DATA SECTION
──────────

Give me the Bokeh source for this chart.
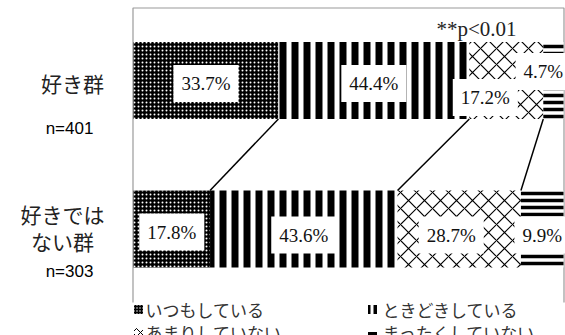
from bokeh.plotting import figure
from bokeh.models import Range1d, ColumnDataSource
from bokeh.core.properties import value
from bokeh.embed import file_html
from bokeh.resources import INLINE
import numpy as np

# ---------------- data ----------------
categories = ["好き群", "好きではない群"]
category_lines = [["好き群"], ["好きでは", "ない群"]]
sample_sizes = [401, 303]
series_names = ["いつもしている", "ときどきしている", "あまりしていない", "まったくしていない"]
always = [33.7, 17.8]
sometimes = [44.4, 43.6]
rarely = [17.2, 28.7]
never = [4.7, 9.9]
significance = "**p<0.01"

# ---------------- layout ----------------
W, H = 565, 335
PAGE_X0, PAGE_Y0 = 0, 0
BAR_LEFT_PX, PX_PER_PCT = 133, 4.30
Y0_PX, PX_PER_Y = 228.5, 148.5


def dx(px):
    return (px - BAR_LEFT_PX) / PX_PER_PCT


def dy(py):
    return (Y0_PX - py) / PX_PER_Y


y_pos = [1, 0]
BAR_H = 77 / PX_PER_Y

p = figure(width=W, height=H, output_backend="svg", toolbar_location=None,
           x_range=Range1d(dx(PAGE_X0), dx(PAGE_X0 + W)),
           y_range=Range1d(dy(PAGE_Y0 + H), dy(PAGE_Y0)),
           x_axis_type=None, y_axis_type=None, min_border=0)
p.outline_line_color = None
p.background_fill_color = "white"
p.border_fill_color = "white"

# plot area border (left, top, right)
p.multi_line(xs=[[dx(132.5), dx(132.5), dx(563.5), dx(563.5)]],
             ys=[[dy(302), dy(7.5), dy(7.5), dy(302)]],
             line_color="#9a9a9a", line_width=1.2)

series = [always, sometimes, rarely, never]
styles = [
    dict(fill_color="black", hatch_color="white", hatch_pattern="dot", hatch_scale=4, hatch_weight=1),
    dict(fill_color="white", hatch_color="black", hatch_pattern="vertical_line", hatch_scale=12, hatch_weight=7),
    dict(fill_color="white", hatch_color="black", hatch_pattern="diagonal_cross", hatch_scale=16, hatch_weight=1.2),
    dict(fill_color="white", hatch_color="black", hatch_pattern="horizontal_line", hatch_scale=7, hatch_weight=3.5),
]
label_dx = [[0, 0], [0, 0], [-21, -8], [-10, 0]]
label_dy = [[3, 3], [3, 6], [17, 6], [-9, 6]]

cum = np.zeros(len(categories))
bounds = []
label_src = dict(x=[], y=[], text=[], xo=[], yo=[])
for vals, st, ldx, ldy in zip(series, styles, label_dx, label_dy):
    left = cum.copy()
    right = cum + np.array(vals)
    src = ColumnDataSource(dict(y=y_pos, left=left, right=right))
    p.hbar(y="y", left="left", right="right", height=BAR_H, line_color=None, source=src, **st)
    label_src["x"] += list((left + right) / 2)
    label_src["y"] += y_pos
    label_src["text"] += [f"{v:.1f}%" for v in vals]
    label_src["xo"] += ldx
    label_src["yo"] += ldy
    cum = right
    bounds.append(right.copy())

# connector lines between the bars
b = np.array(bounds[:-1])
p.segment(x0=b[:, 0], y0=[y_pos[0] - BAR_H / 2] * len(b),
          x1=b[:, 1], y1=[y_pos[1] + BAR_H / 2] * len(b),
          line_color="black", line_width=1.5)

# percentage labels
p.text(x="x", y="y", text="text", x_offset="xo", y_offset="yo",
       source=ColumnDataSource(label_src),
       text_font=value("Liberation Serif"), text_font_size="19px", text_color="#111",
       text_align="center", text_baseline="middle",
       background_fill_color="white", padding=(8, 8))

# category labels
cat_font = value("Noto Sans CJK JP")
p.text(x=[dx(72)], y=[y_pos[0]], text=[category_lines[0][0]], text_font=cat_font,
       text_font_size="21px", text_color="#222", text_align="center", text_baseline="middle",
       y_offset=2)
p.text(x=[dx(62), dx(62)], y=[y_pos[1], y_pos[1]], text=category_lines[1], text_font=cat_font,
       text_font_size="21px", text_color="#222", text_align="center", text_baseline="middle",
       y_offset=[-15, 12])
p.text(x=[dx(69), dx(69)], y=y_pos, text=[f"n={n}" for n in sample_sizes],
       text_font=value("Liberation Sans"), text_font_size="17px", text_color="black",
       text_align="center", text_baseline="middle", y_offset=[48, 42])

# significance note
p.text(x=[dx(476)], y=[dy(28)], text=[significance], text_font=value("Liberation Serif"),
       text_font_size="21px", text_color="#222", text_align="center", text_baseline="middle")

# legend (manual)
leg_x = [dx(138), dx(372), dx(138), dx(372)]
leg_y = [dy(309), dy(309), dy(332), dy(332)]
leg_styles = [
    dict(fill_color="black", hatch_color="white", hatch_pattern="dot", hatch_scale=3, hatch_weight=1),
    dict(fill_color="white", hatch_color="black", hatch_pattern="vertical_line", hatch_scale=7, hatch_weight=4),
    dict(fill_color="white", hatch_color="black", hatch_pattern="diagonal_cross", hatch_scale=8, hatch_weight=1),
    dict(fill_color="white", hatch_color="black", hatch_pattern="horizontal_line", hatch_scale=7, hatch_weight=3),
]
for lx, ly, st in zip(leg_x, leg_y, leg_styles):
    p.rect(x=[lx], y=[ly], width=9, height=9, width_units="screen", height_units="screen",
           line_color=None, **st)
p.text(x=[dx(145), dx(382), dx(145), dx(382)], y=leg_y, text=series_names,
       text_font=cat_font, text_font_size="17px", text_color="#333",
       text_align="left", text_baseline="middle")

open("out.html", "w").write(file_html(p, INLINE))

──────────

DO THIS
Quote the data exactly, leaving every image out of the copy.

WRITTEN SOLUTION
Give me the Bokeh source for this chart.
from bokeh.plotting import figure
from bokeh.models import Range1d, ColumnDataSource
from bokeh.core.properties import value
from bokeh.embed import file_html
from bokeh.resources import INLINE
import numpy as np

# ---------------- data ----------------
categories = ["好き群", "好きではない群"]
category_lines = [["好き群"], ["好きでは", "ない群"]]
sample_sizes = [401, 303]
series_names = ["いつもしている", "ときどきしている", "あまりしていない", "まったくしていない"]
always = [33.7, 17.8]
sometimes = [44.4, 43.6]
rarely = [17.2, 28.7]
never = [4.7, 9.9]
significance = "**p<0.01"

# ---------------- layout ----------------
W, H = 565, 335
PAGE_X0, PAGE_Y0 = 0, 0
BAR_LEFT_PX, PX_PER_PCT = 133, 4.30
Y0_PX, PX_PER_Y = 228.5, 148.5


def dx(px):
    return (px - BAR_LEFT_PX) / PX_PER_PCT


def dy(py):
    return (Y0_PX - py) / PX_PER_Y


y_pos = [1, 0]
BAR_H = 77 / PX_PER_Y

p = figure(width=W, height=H, output_backend="svg", toolbar_location=None,
           x_range=Range1d(dx(PAGE_X0), dx(PAGE_X0 + W)),
           y_range=Range1d(dy(PAGE_Y0 + H), dy(PAGE_Y0)),
           x_axis_type=None, y_axis_type=None, min_border=0)
p.outline_line_color = None
p.background_fill_color = "white"
p.border_fill_color = "white"

# plot area border (left, top, right)
p.multi_line(xs=[[dx(132.5), dx(132.5), dx(563.5), dx(563.5)]],
             ys=[[dy(302), dy(7.5), dy(7.5), dy(302)]],
             line_color="#9a9a9a", line_width=1.2)

series = [always, sometimes, rarely, never]
styles = [
    dict(fill_color="black", hatch_color="white", hatch_pattern="dot", hatch_scale=4, hatch_weight=1),
    dict(fill_color="white", hatch_color="black", hatch_pattern="vertical_line", hatch_scale=12, hatch_weight=7),
    dict(fill_color="white", hatch_color="black", hatch_pattern="diagonal_cross", hatch_scale=16, hatch_weight=1.2),
    dict(fill_color="white", hatch_color="black", hatch_pattern="horizontal_line", hatch_scale=7, hatch_weight=3.5),
]
label_dx = [[0, 0], [0, 0], [-21, -8], [-10, 0]]
label_dy = [[3, 3], [3, 6], [17, 6], [-9, 6]]

cum = np.zeros(len(categories))
bounds = []
label_src = dict(x=[], y=[], text=[], xo=[], yo=[])
for vals, st, ldx, ldy in zip(series, styles, label_dx, label_dy):
    left = cum.copy()
    right = cum + np.array(vals)
    src = ColumnDataSource(dict(y=y_pos, left=left, right=right))
    p.hbar(y="y", left="left", right="right", height=BAR_H, line_color=None, source=src, **st)
    label_src["x"] += list((left + right) / 2)
    label_src["y"] += y_pos
    label_src["text"] += [f"{v:.1f}%" for v in vals]
    label_src["xo"] += ldx
    label_src["yo"] += ldy
    cum = right
    bounds.append(right.copy())

# connector lines between the bars
b = np.array(bounds[:-1])
p.segment(x0=b[:, 0], y0=[y_pos[0] - BAR_H / 2] * len(b),
          x1=b[:, 1], y1=[y_pos[1] + BAR_H / 2] * len(b),
          line_color="black", line_width=1.5)

# percentage labels
p.text(x="x", y="y", text="text", x_offset="xo", y_offset="yo",
       source=ColumnDataSource(label_src),
       text_font=value("Liberation Serif"), text_font_size="19px", text_color="#111",
       text_align="center", text_baseline="middle",
       background_fill_color="white", padding=(8, 8))

# category labels
cat_font = value("Noto Sans CJK JP")
p.text(x=[dx(72)], y=[y_pos[0]], text=[category_lines[0][0]], text_font=cat_font,
       text_font_size="21px", text_color="#222", text_align="center", text_baseline="middle",
       y_offset=2)
p.text(x=[dx(62), dx(62)], y=[y_pos[1], y_pos[1]], text=category_lines[1], text_font=cat_font,
       text_font_size="21px", text_color="#222", text_align="center", text_baseline="middle",
       y_offset=[-15, 12])
p.text(x=[dx(69), dx(69)], y=y_pos, text=[f"n={n}" for n in sample_sizes],
       text_font=value("Liberation Sans"), text_font_size="17px", text_color="black",
       text_align="center", text_baseline="middle", y_offset=[48, 42])

# significance note
p.text(x=[dx(476)], y=[dy(28)], text=[significance], text_font=value("Liberation Serif"),
       text_font_size="21px", text_color="#222", text_align="center", text_baseline="middle")

# legend (manual)
leg_x = [dx(138), dx(372), dx(138), dx(372)]
leg_y = [dy(309), dy(309), dy(332), dy(332)]
leg_styles = [
    dict(fill_color="black", hatch_color="white", hatch_pattern="dot", hatch_scale=3, hatch_weight=1),
    dict(fill_color="white", hatch_color="black", hatch_pattern="vertical_line", hatch_scale=7, hatch_weight=4),
    dict(fill_color="white", hatch_color="black", hatch_pattern="diagonal_cross", hatch_scale=8, hatch_weight=1),
    dict(fill_color="white", hatch_color="black", hatch_pattern="horizontal_line", hatch_scale=7, hatch_weight=3),
]
for lx, ly, st in zip(leg_x, leg_y, leg_styles):
    p.rect(x=[lx], y=[ly], width=9, height=9, width_units="screen", height_units="screen",
           line_color=None, **st)
p.text(x=[dx(145), dx(382), dx(145), dx(382)], y=leg_y, text=series_names,
       text_font=cat_font, text_font_size="17px", text_color="#333",
       text_align="left", text_baseline="middle")

open("out.html", "w").write(file_html(p, INLINE))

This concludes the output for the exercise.